United Arab Emirates

In the UAE, a contracting party is only permitted to indemnify another contracting party for losses which are proven to have been or will be actually incurred by the other party. Successful litigants usually only recover a nominal amount in respect of their legal costs of litigation which have little bearing on their actual legal costs.

United Kingdom

Indemnities are generally enforceable as a promise to be responsible for another's loss on a pound for pound basis. In addition, depending on the drafting, indemnities may not be subject to a duty of mitigation on the party making such indemnity claim (albeit that case law is not consistent on this point).

Due to the fact that indemnities are primary obligations, they can remain valid even if the underlying transaction is set aside for any reason. This is different to the provision of a guarantee, which, as a secondary obligation, is dependent on the primary obligation existing.

An indemnity remains subject to the usual contractual principles of offer, acceptance, intention to create legal relations and consideration just like any other contractual terms.

United States

Express indemnities stated in contracts are recognized and generally respected.

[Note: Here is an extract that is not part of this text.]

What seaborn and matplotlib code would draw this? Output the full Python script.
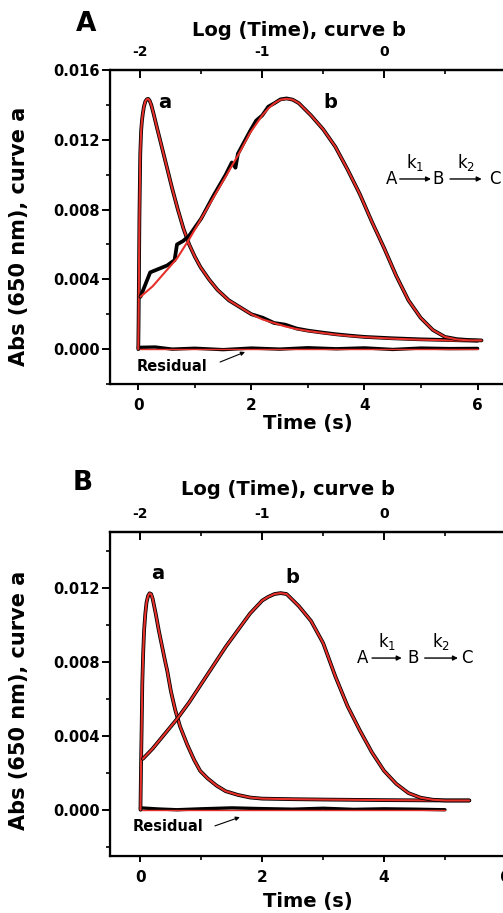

Implied indemnities are based on theories of comparative indemnity or partial indemnity or comparative equitable indemnity, ie, comparative fault of the parties. Courts will not usually imply an indemnity obligation in a contract where an express indemnity is already stated.

Express indemnities based on comparative fault are enforceable.

Indemnification provisions are generally enforceable unless they require indemnification of behavior that statutes or courts have held to be unenforceable (such as fraud, willful injury to a person or property and other future unlawful acts); indemnification for past unlawful acts is enforceable.

Indemnification provisions generally have three distinct obligations: defense, indemnify (pay damages) and hold harmless (indemnifying party responsible for any other liability arising out of the claim). Indemnification is not limited to third-party claims.

Caps on liability under indemnification provisions can be enforceable.